ENTRIES SUPPLIED>
▼▼▼
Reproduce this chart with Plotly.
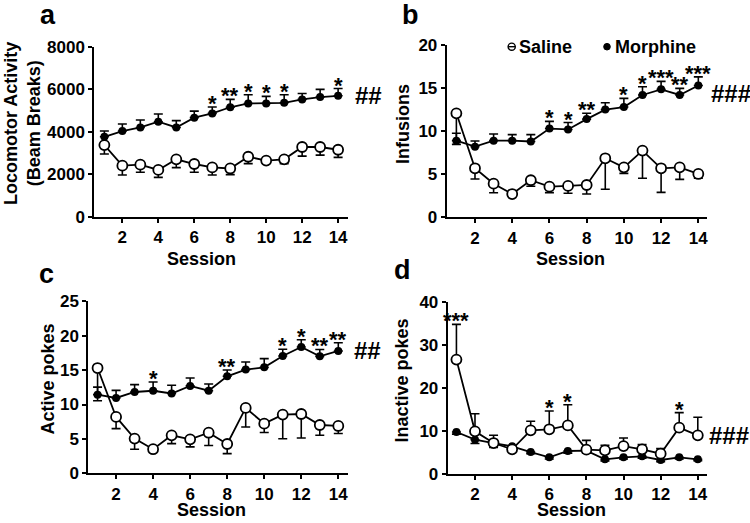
▲▲▲
▼▼▼
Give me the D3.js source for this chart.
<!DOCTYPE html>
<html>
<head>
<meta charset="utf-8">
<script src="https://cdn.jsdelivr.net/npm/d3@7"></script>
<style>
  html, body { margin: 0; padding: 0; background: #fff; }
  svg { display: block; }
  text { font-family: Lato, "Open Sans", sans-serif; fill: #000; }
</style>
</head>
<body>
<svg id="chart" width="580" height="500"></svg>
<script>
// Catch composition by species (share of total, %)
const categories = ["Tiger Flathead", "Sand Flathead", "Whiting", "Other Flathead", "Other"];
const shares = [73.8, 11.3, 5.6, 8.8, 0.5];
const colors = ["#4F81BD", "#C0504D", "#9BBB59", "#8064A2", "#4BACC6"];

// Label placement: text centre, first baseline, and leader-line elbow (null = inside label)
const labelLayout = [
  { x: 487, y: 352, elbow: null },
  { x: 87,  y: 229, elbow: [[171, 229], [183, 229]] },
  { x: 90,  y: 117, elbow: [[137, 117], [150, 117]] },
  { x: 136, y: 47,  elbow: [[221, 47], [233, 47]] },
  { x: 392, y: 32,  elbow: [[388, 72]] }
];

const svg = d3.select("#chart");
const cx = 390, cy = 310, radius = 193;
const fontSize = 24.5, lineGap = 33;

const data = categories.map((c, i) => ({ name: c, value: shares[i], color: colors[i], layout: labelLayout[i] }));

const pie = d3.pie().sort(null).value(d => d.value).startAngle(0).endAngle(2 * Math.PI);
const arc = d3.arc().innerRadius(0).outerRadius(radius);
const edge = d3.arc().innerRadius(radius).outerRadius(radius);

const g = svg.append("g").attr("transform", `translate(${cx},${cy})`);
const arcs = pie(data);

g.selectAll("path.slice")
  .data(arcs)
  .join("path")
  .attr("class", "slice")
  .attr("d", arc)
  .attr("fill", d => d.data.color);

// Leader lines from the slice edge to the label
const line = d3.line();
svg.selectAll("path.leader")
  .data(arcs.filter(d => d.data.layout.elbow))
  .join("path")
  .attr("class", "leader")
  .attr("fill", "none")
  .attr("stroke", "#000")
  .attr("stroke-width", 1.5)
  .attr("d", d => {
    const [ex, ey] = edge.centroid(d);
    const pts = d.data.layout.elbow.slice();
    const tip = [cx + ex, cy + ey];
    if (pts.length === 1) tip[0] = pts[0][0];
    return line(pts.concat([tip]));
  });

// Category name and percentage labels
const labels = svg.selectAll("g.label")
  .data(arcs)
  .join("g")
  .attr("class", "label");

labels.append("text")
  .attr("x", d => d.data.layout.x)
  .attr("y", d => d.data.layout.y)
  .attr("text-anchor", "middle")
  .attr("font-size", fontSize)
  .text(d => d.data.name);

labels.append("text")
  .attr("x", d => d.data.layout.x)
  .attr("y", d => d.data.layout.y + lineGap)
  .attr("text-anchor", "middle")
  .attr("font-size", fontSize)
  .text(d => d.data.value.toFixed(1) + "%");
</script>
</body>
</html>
▲▲▲
▼▼▼
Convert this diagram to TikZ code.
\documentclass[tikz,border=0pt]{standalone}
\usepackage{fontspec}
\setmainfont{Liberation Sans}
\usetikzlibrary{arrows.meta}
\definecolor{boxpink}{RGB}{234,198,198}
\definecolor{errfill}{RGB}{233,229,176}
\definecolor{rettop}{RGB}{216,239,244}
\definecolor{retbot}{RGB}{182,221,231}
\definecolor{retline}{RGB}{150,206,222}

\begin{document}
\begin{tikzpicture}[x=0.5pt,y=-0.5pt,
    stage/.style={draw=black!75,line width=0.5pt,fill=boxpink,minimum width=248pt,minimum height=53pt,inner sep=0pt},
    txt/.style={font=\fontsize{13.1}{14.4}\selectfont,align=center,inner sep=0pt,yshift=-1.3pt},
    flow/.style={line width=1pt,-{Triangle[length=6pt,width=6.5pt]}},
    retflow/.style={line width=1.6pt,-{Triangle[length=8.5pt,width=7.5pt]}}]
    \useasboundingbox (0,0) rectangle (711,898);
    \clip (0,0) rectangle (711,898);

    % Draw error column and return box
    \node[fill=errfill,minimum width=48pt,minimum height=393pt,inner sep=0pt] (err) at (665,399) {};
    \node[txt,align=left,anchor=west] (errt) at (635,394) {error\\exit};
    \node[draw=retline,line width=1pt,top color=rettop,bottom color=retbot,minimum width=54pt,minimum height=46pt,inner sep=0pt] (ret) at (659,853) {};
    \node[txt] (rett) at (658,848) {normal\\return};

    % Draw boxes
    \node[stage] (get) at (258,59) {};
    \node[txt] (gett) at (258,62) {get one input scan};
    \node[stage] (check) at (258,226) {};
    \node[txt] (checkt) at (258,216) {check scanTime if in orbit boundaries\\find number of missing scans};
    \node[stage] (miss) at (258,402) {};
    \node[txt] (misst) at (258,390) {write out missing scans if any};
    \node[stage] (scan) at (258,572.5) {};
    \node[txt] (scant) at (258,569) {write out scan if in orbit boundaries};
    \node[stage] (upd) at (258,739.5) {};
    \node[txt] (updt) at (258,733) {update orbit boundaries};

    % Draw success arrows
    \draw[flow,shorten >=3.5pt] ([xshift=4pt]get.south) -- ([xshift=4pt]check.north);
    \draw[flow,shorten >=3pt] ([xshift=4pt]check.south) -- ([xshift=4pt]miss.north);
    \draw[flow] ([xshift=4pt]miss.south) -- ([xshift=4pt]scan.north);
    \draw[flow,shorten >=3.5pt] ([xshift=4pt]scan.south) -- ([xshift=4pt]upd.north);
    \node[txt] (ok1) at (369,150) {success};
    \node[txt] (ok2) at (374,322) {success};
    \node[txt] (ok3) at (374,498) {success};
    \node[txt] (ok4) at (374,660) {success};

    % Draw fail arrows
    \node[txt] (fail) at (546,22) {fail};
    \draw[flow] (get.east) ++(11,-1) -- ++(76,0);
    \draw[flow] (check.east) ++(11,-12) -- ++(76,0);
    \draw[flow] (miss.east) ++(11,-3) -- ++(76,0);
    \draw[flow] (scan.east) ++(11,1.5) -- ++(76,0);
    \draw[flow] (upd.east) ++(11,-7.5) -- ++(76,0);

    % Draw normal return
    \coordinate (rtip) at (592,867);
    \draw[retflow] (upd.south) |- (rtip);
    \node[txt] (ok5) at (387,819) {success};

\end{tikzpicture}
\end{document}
▲▲▲
STATED PROBLEM>
Transcribe the records above exactly, beginning at the line that contains "Convert this diagram to TikZ code." and ending with the line that contains "(rett) at (658,848)", both included, and nothing else.

WRITTEN REPLY>
Convert this diagram to TikZ code.
\documentclass[tikz,border=0pt]{standalone}
\usepackage{fontspec}
\setmainfont{Liberation Sans}
\usetikzlibrary{arrows.meta}
\definecolor{boxpink}{RGB}{234,198,198}
\definecolor{errfill}{RGB}{233,229,176}
\definecolor{rettop}{RGB}{216,239,244}
\definecolor{retbot}{RGB}{182,221,231}
\definecolor{retline}{RGB}{150,206,222}

\begin{document}
\begin{tikzpicture}[x=0.5pt,y=-0.5pt,
    stage/.style={draw=black!75,line width=0.5pt,fill=boxpink,minimum width=248pt,minimum height=53pt,inner sep=0pt},
    txt/.style={font=\fontsize{13.1}{14.4}\selectfont,align=center,inner sep=0pt,yshift=-1.3pt},
    flow/.style={line width=1pt,-{Triangle[length=6pt,width=6.5pt]}},
    retflow/.style={line width=1.6pt,-{Triangle[length=8.5pt,width=7.5pt]}}]
    \useasboundingbox (0,0) rectangle (711,898);
    \clip (0,0) rectangle (711,898);

    % Draw error column and return box
    \node[fill=errfill,minimum width=48pt,minimum height=393pt,inner sep=0pt] (err) at (665,399) {};
    \node[txt,align=left,anchor=west] (errt) at (635,394) {error\\exit};
    \node[draw=retline,line width=1pt,top color=rettop,bottom color=retbot,minimum width=54pt,minimum height=46pt,inner sep=0pt] (ret) at (659,853) {};
    \node[txt] (rett) at (658,848) {normal\\return};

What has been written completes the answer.